# I have the world's biggest LAP DOG!



## Bailey & Bentley (Feb 25, 2007)

AWWWW! I wish I had a lap dog (let me think about that....ah may be a little more fur than I wish to wear....ah what the heck). Those are very sweet pics. It is nice that your dog likes to be that close to you, very sweet.


----------



## Buffy & Abby's Mom (Nov 27, 2005)

That's very sweet. He is getting to be such a big boy!


----------



## AquaClaraCanines (Mar 5, 2006)

He is HUGE!!!!!!!!!! hehe


----------



## flamingo_sandy (Feb 26, 2007)

Adorable! Better password protect your PC or you'll be getting mysterious packages from petsmart.com. :agree:


----------



## KatzNK9 (Feb 27, 2007)

Loved your pics! My 11 month old is a bit of a lap dog too.


----------



## AquaClaraCanines (Mar 5, 2006)

He is 11 months also


----------



## Rob's GRs (Feb 25, 2007)

That is cute!!

Aren't Golden lap dogs the best?

Here is my lap dog - Liam.


----------



## Oaklys Dad (Dec 28, 2005)

Starlite make for a great lap warmer!
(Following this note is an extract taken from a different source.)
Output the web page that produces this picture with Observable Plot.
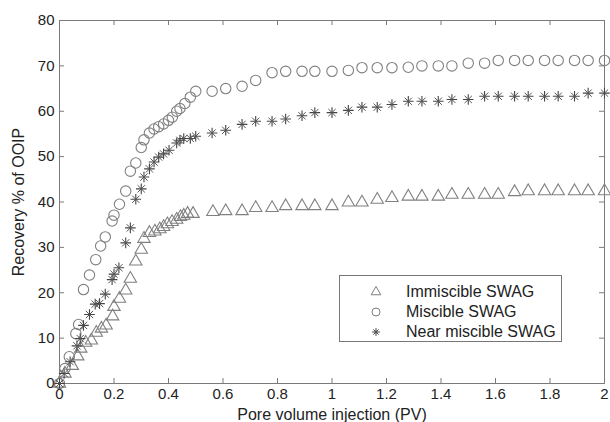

I usually just set the keyboard on Oaklys butt and type away!


----------



## Lego&Jacub (Jul 18, 2006)

awwww... isn't it just the most precious thing? I love that they just remain BIG babies at heart. Kisses to Starlite!!


----------



## AquaClaraCanines (Mar 5, 2006)

Liam is an angel- I adore him!


----------



## jpwalla0208 (Feb 26, 2007)

Awww too cute! I love snuggle bugs!


----------



## AquaClaraCanines (Mar 5, 2006)

What was funny is I took him to meet my mom today. She likes dogs okay, but she's a clean freak and has never allowed dogs to cuddle with her or get on furniture, etc. Although she kept saying he was messy, I could tell she LOVED Starlite. She hadn't met him yet! She said he was beautiful and imagine my surprise when I saw him on the couch with her cuddling!!!


----------